Minister for Justice Jim O’Callaghan has defended the State’s handling of the deportation of 35 people to Nigeria on Wednesday, saying those removed had previously been asked to leave voluntarily.
Speaking on Sunday, the Minister said: “Each person who was on the aeroplane that went back to Nigeria had their own individual narratives of persecution assessed by the International Protection Office, and on appeal, and subsequently they got a deportation order that wasn’t responded to.
“They were requested to leave voluntarily and that didn’t happen,” he told RTÉ Radio 1’s This Week programme.

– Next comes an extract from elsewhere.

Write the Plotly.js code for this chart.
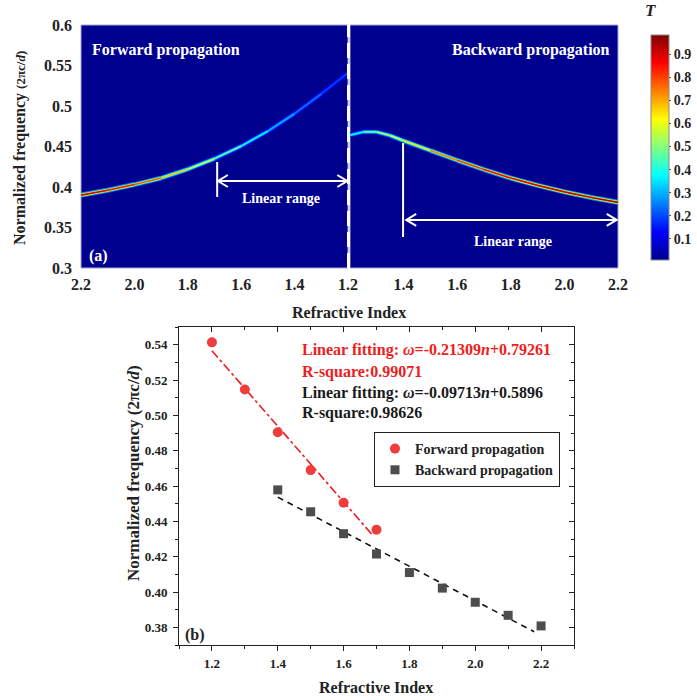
<!DOCTYPE html>
<html><head><meta charset="utf-8">
<script src="https://cdn.plot.ly/plotly-3.0.1.min.js"></script>
<style>html,body{margin:0;padding:0;background:#fff;}</style>
</head><body>
<div id="chart" style="width:697px;height:700px;"></div>
<script>
// ---------- (a) transmission ridge ----------
const fwdN = [2.2, 2.1, 2.0, 1.9, 1.8, 1.7, 1.6, 1.5, 1.4, 1.3, 1.2];
const fwdW = [0.390, 0.396, 0.403, 0.411, 0.422, 0.435, 0.4505, 0.469, 0.4905, 0.515, 0.541];
const fwdT = [0.92, 0.88, 0.82, 0.72, 0.62, 0.52, 0.42, 0.34, 0.28, 0.22, 0.18];

const bwdN = [1.2, 1.25, 1.3, 1.35, 1.4, 1.5, 1.6, 1.7, 1.8, 1.9, 2.0, 2.1, 2.2];
const bwdW = [0.464, 0.468, 0.468, 0.4635, 0.457, 0.445, 0.433, 0.4215, 0.411, 0.402, 0.394, 0.387, 0.381];
const bwdT = [0.30, 0.45, 0.52, 0.56, 0.60, 0.70, 0.78, 0.84, 0.88, 0.90, 0.92, 0.93, 0.94];

// ---------- (b) extracted points ----------
const fPtN = [1.2, 1.3, 1.4, 1.5, 1.6, 1.7];
const fPtW = [0.5413, 0.5146, 0.4904, 0.469, 0.4505, 0.4352];
const bPtN = [1.4, 1.5, 1.6, 1.7, 1.8, 1.9, 2.0, 2.1, 2.2];
const bPtW = [0.4578, 0.4454, 0.433, 0.4215, 0.411, 0.4022, 0.3942, 0.3868, 0.3808];
// fitted lines (end points)
const fFitN = [1.2, 1.688];
const fFitW = [0.5366, 0.4322];
const bFitN = [1.4, 2.179];
const bFitW = [0.4537, 0.3775];

const cbTicks = [0.1, 0.2, 0.3, 0.4, 0.5, 0.6, 0.7, 0.8, 0.9];
const topXLeftTicks = [2.2, 2.0, 1.8, 1.6, 1.4, 1.2];
const topXRightTicks = [1.4, 1.6, 1.8, 2.0, 2.2];

// ---------- styling ----------
const FONT = 'Liberation Serif, Times New Roman, serif';
const CMIN = 0.008, CMAX = 0.984;
const JET = [[0,'rgb(0,0,143)'],[0.125,'rgb(0,0,255)'],[0.375,'rgb(0,255,255)'],
             [0.625,'rgb(255,255,0)'],[0.875,'rgb(255,0,0)'],[1,'rgb(128,0,0)']];
const JETRGB = JET.map(s => [s[0], s[1].match(/\d+/g).map(Number)]);
function jet(v){
  let t = (v - CMIN) / (CMAX - CMIN);
  t = Math.max(0, Math.min(1, t));
  for (let i = 0; i < JETRGB.length - 1; i++){
    const a = JETRGB[i], b = JETRGB[i+1];
    if (t <= b[0]){
      const f = (t - a[0]) / (b[0] - a[0]);
      const c = a[1].map((x, k) => Math.round(x + f * (b[1][k] - x)));
      return 'rgb(' + c.join(',') + ')';
    }
  }
  return JET[JET.length-1][1];
}
const NAVY = jet(0);
const px = v => v / 697, py = v => 1 - v / 700;

const traces = [];
// colorbar carrier
traces.push({
  x: fwdN, y: fwdW, xaxis: 'x', yaxis: 'y', mode: 'markers', type: 'scatter',
  showlegend: false, hoverinfo: 'skip',
  marker: {size: 1, color: fwdT, colorscale: JET, cmin: CMIN, cmax: CMAX, showscale: true,
    colorbar: {x: px(641), xanchor: 'left', y: py(25), yanchor: 'top', len: 245/700,
      thickness: 18, outlinewidth: 1, outlinecolor: '#8a8a8a', tickvals: cbTicks,
      ticks: 'outside', ticklen: 2, tickcolor: '#444',
      tickfont: {family: FONT, size: 14, weight: 'bold', color: '#222'}}}
});
function ridge(N, W, T, xa){
  const layers = [[5, 0.3], [3.2, 0.62], [1.6, 1.0]];
  layers.forEach(([w, k]) => {
    for (let i = 0; i < N.length - 1; i++){
      const v = (T[i] + T[i+1]) / 2 * k;
      traces.push({x: [N[i], N[i+1]], y: [W[i], W[i+1]], xaxis: xa, yaxis: 'y',
        type: 'scatter', mode: 'lines', showlegend: false, hoverinfo: 'skip',
        line: {color: jet(v), width: w}});
    }
  });
}
ridge(fwdN, fwdW, fwdT, 'x');
ridge(bwdN, bwdW, bwdT, 'x2');

// (b)
traces.push({x: fFitN, y: fFitW, xaxis: 'x3', yaxis: 'y3', type: 'scatter', mode: 'lines',
  showlegend: false, line: {color: '#ee1c1c', width: 1.6, dash: 'dashdot'}});
traces.push({x: bFitN, y: bFitW, xaxis: 'x3', yaxis: 'y3', type: 'scatter', mode: 'lines',
  showlegend: false, line: {color: '#111', width: 1.6, dash: '6px,5px'}});
traces.push({x: fPtN, y: fPtW, xaxis: 'x3', yaxis: 'y3', type: 'scatter', mode: 'markers',
  name: 'Forward propagation', marker: {symbol: 'circle', size: 10, color: '#ef3d3d'}});
traces.push({x: bPtN, y: bPtW, xaxis: 'x3', yaxis: 'y3', type: 'scatter', mode: 'markers',
  name: 'Backward propagation', marker: {symbol: 'square', size: 9, color: '#4d4d4d'}});
// carriers for mirrored axes
traces.push({x: [null], y: [null], xaxis: 'x4', yaxis: 'y3', type: 'scatter', showlegend: false});
traces.push({x: [null], y: [null], xaxis: 'x3', yaxis: 'y4', type: 'scatter', showlegend: false});

const tickB = {family: FONT, size: 16, weight: 'bold', color: '#222'};
const tickS = {family: FONT, size: 13, weight: 'bold', color: '#222'};
const botX = {range: [1.1, 2.3], tick0: 1.2, dtick: 0.2, tickformat: '.1f',
  showgrid: false, zeroline: false, showline: true, linecolor: '#222', linewidth: 1,
  ticklen: 5, tickcolor: '#222'};
const botXMinor = {tick0: 1.1, dtick: 0.1, ticklen: 3, tickcolor: '#222'};
const botY = {range: [0.37, 0.55], tick0: 0.38, dtick: 0.02, tickformat: '.2f',
  showgrid: false, zeroline: false, showline: true, linecolor: '#222', linewidth: 1,
  ticklen: 5, tickcolor: '#222'};
const botYMinor = {tick0: 0.37, dtick: 0.01, ticklen: 3, tickcolor: '#222'};

const layout = {
  width: 697, height: 700, margin: {l: 0, r: 0, t: 0, b: 0, autoexpand: false},
  paper_bgcolor: '#fff', plot_bgcolor: 'rgba(0,0,0,0)',
  font: {family: FONT, color: '#222'},
  xaxis: {domain: [px(81), px(348)], range: [2.2, 1.2], anchor: 'y', tickvals: topXLeftTicks,
    tickformat: '.1f', showgrid: false, zeroline: false, showline: false, ticks: '',
    ticklabelstandoff: 5, tickfont: tickB},
  xaxis2: {domain: [px(350), px(618)], range: [1.2, 2.2], anchor: 'y', tickvals: topXRightTicks,
    tickformat: '.1f', showgrid: false, zeroline: false, showline: false, ticks: '',
    ticklabelstandoff: 5, tickfont: tickB},
  yaxis: {domain: [py(268), py(25)], range: [0.3, 0.6], anchor: 'x', tick0: 0.3, dtick: 0.05,
    showgrid: false, zeroline: false, showline: false, ticks: '', ticklabelstandoff: 8, tickfont: tickB},
  xaxis3: Object.assign({domain: [px(179), px(574)], anchor: 'y3', ticks: 'outside',
    minor: Object.assign({ticks: 'outside'}, botXMinor), tickfont: tickS, ticklabelstandoff: 1}, botX),
  yaxis3: Object.assign({domain: [py(645), py(327)], anchor: 'x3', ticks: 'outside',
    minor: Object.assign({ticks: 'outside'}, botYMinor), tickfont: tickS, ticklabelstandoff: 3}, botY),
  xaxis4: Object.assign({overlaying: 'x3', anchor: 'y3', side: 'top', ticks: 'inside',
    showticklabels: false, minor: Object.assign({ticks: 'inside'}, botXMinor)}, botX),
  yaxis4: Object.assign({overlaying: 'y3', anchor: 'x3', side: 'right', ticks: 'inside',
    showticklabels: false, minor: Object.assign({ticks: 'inside'}, botYMinor)}, botY),
  legend: {x: px(374), y: py(432), xanchor: 'left', yanchor: 'top', bgcolor: '#fff',
    bordercolor: '#222', borderwidth: 1, tracegroupgap: 0,
    font: {family: FONT, size: 14, weight: 'bold', color: '#222'}},
  shapes: [
    {type: 'rect', xref: 'x domain', yref: 'y domain', x0: 0, x1: 1, y0: 0, y1: 1,
     fillcolor: NAVY, line: {color: '#a8a8d0', width: 1}, layer: 'below'},
    {type: 'rect', xref: 'x2 domain', yref: 'y domain', x0: 0, x1: 1, y0: 0, y1: 1,
     fillcolor: NAVY, line: {color: '#a8a8d0', width: 1}, layer: 'below'},
    {type: 'line', xref: 'paper', yref: 'y domain', x0: px(348.5), x1: px(348.5), y0: 0, y1: 1,
     line: {color: '#fff', width: 3, dash: '15px,6px'}},
    // linear range markers (a)
    {type: 'line', xref: 'x', yref: 'y', x0: 1.69, x1: 1.69, y0: 0.3877, y1: 0.4309, line: {color: '#fff', width: 2}},
    {type: 'line', xref: 'x', yref: 'y', x0: 1.687, x1: 1.203, y0: 0.4074, y1: 0.4074, line: {color: '#fff', width: 2}},
    {type: 'path', xref: 'x', yref: 'y', path: 'M1.65,0.4148 L1.687,0.4074 L1.65,0.4000', line: {color: '#fff', width: 2}},
    {type: 'path', xref: 'x', yref: 'y', path: 'M1.24,0.4148 L1.203,0.4074 L1.24,0.4000', line: {color: '#fff', width: 2}},
    {type: 'line', xref: 'x2', yref: 'y', x0: 1.398, x1: 1.398, y0: 0.3383, y1: 0.4543, line: {color: '#fff', width: 2}},
    {type: 'line', xref: 'x2', yref: 'y', x0: 1.41, x1: 2.195, y0: 0.3593, y1: 0.3593, line: {color: '#fff', width: 2}},
    {type: 'path', xref: 'x2', yref: 'y', path: 'M1.447,0.3667 L1.41,0.3593 L1.447,0.3519', line: {color: '#fff', width: 2}},
    {type: 'path', xref: 'x2', yref: 'y', path: 'M2.158,0.3667 L2.195,0.3593 L2.158,0.3519', line: {color: '#fff', width: 2}}
  ],
  annotations: [
    {text: 'Forward propagation', xref: 'paper', yref: 'paper', x: px(90), y: py(50), xanchor: 'left', yanchor: 'middle',
     showarrow: false, font: {family: FONT, size: 16, weight: 'bold', color: '#fff'}},
    {text: 'Backward propagation', xref: 'paper', yref: 'paper', x: px(612), y: py(50), xanchor: 'right', yanchor: 'middle',
     showarrow: false, font: {family: FONT, size: 16, weight: 'bold', color: '#fff'}},
    {text: '(a)', xref: 'paper', yref: 'paper', x: px(87), y: py(256), xanchor: 'left', yanchor: 'middle',
     showarrow: false, font: {family: FONT, size: 16, weight: 'bold', color: '#fff'}},
    {text: 'Linear range', xref: 'paper', yref: 'paper', x: px(281), y: py(198), xanchor: 'center', yanchor: 'middle',
     showarrow: false, font: {family: FONT, size: 14, weight: 'bold', color: '#fff'}},
    {text: 'Linear range', xref: 'paper', yref: 'paper', x: px(513), y: py(242), xanchor: 'center', yanchor: 'middle',
     showarrow: false, font: {family: FONT, size: 14, weight: 'bold', color: '#fff'}},
    {text: '<i>T</i>', xref: 'paper', yref: 'paper', x: px(650), y: py(11), xanchor: 'center', yanchor: 'middle',
     showarrow: false, font: {family: FONT, size: 17, weight: 'bold', color: '#222'}},
    {text: 'Refractive Index', xref: 'paper', yref: 'paper', x: px(349), y: py(312), xanchor: 'center', yanchor: 'middle',
     showarrow: false, font: {family: FONT, size: 16, weight: 'bold', color: '#222'}},
    {text: 'Normalized frequency <span style="font-size:13px">(2πc/<i>d</i>)</span>', xref: 'paper', yref: 'paper',
     x: px(20), y: py(148), xanchor: 'center', yanchor: 'middle', textangle: -90,
     showarrow: false, font: {family: FONT, size: 16, weight: 'bold', color: '#222'}},
    // (b)
    {text: 'Linear fitting: <i>ω</i>=-0.21309<i>n</i>+0.79261', xref: 'paper', yref: 'paper', x: px(300), y: py(350),
     xanchor: 'left', yanchor: 'middle', showarrow: false, font: {family: FONT, size: 16, weight: 'bold', color: '#f01c1c'}},
    {text: 'R-square:0.99071', xref: 'paper', yref: 'paper', x: px(300), y: py(372),
     xanchor: 'left', yanchor: 'middle', showarrow: false, font: {family: FONT, size: 16, weight: 'bold', color: '#f01c1c'}},
    {text: 'Linear fitting: <i>ω</i>=-0.09713<i>n</i>+0.5896', xref: 'paper', yref: 'paper', x: px(300), y: py(393),
     xanchor: 'left', yanchor: 'middle', showarrow: false, font: {family: FONT, size: 16, weight: 'bold', color: '#1a1a1a'}},
    {text: 'R-square:0.98626', xref: 'paper', yref: 'paper', x: px(300), y: py(413),
     xanchor: 'left', yanchor: 'middle', showarrow: false, font: {family: FONT, size: 16, weight: 'bold', color: '#1a1a1a'}},
    {text: '(b)', xref: 'paper', yref: 'paper', x: px(183), y: py(635), xanchor: 'left', yanchor: 'middle',
     showarrow: false, font: {family: FONT, size: 16, weight: 'bold', color: '#222'}},
    {text: 'Refractive Index', xref: 'paper', yref: 'paper', x: px(376), y: py(687), xanchor: 'center', yanchor: 'middle',
     showarrow: false, font: {family: FONT, size: 16, weight: 'bold', color: '#222'}},
    {text: 'Normalized frequency (2πc/<i>d</i>)', xref: 'paper', yref: 'paper',
     x: px(133), y: py(473), xanchor: 'center', yanchor: 'middle', textangle: -90,
     showarrow: false, font: {family: FONT, size: 17, weight: 'bold', color: '#222'}}
  ]
};
Plotly.newPlot('chart', traces, layout, {displayModeBar: false, staticPlot: true});
</script>
</body></html>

The Garda National Immigration Bureau carried out the operation, which involved 21 men, nine women and five children, who were deported on a chartered flight from Dublin Airport to Lagos, Nigeria on Wednesday night. The children involved were deported as part of family groups.
Friends of the families deported, who were living with them at an International Protection Accommodation Services (Ipas) centre in west Dublin, described the scenes last week as upsetting and “traumatising”.
Farhiya Ali, a mother living with her four children in the centre, said: “The kids were coming down for breakfast when these five men wearing cargo pants, big jackets arrived.
“They came into the third floor, stood in front of the bedroom door, took the three kids back in and told them to pack up. We heard them say: ‘You are going to be deported.’ As soon as the other children heard then they were all crying. It was such a horrific scene.”
Three siblings from one family were among those deported. They had lived at their accommodation since January 2022 with their mother and father.
Asked about the criticism from families at the Ipas centre about the manner of the deportation of children, Mr O’Callaghan said: “This is not a pleasant part of my job. I don’t relish doing this, but it has to be done. If we have an immigration system or an asylum system that doesn’t have a consequence for people who are ruled not to be entitled to stay here then the system becomes meaningless.”
Asked whether he would put Nigeria on Ireland’s safe list of countries, Mr O’Callaghan said: “There’s a difference here between putting a country on the safe list for the purposes of international protection under the [International Protection] Act, and determining whether or not to send somebody back to a country from whence they came.”
Applicants from designated safe countries of origin receive their interview date on the day they apply for international protection, reducing their waiting time for an interview.
“There’s faster time frames for Nigeria at present anyway because of the heightened number of people from Nigeria claiming asylum in Ireland,” said the Minister. “It doesn’t mean if you’re not on the safe list of countries from international protection, we can’t send you back to the country where you came from.”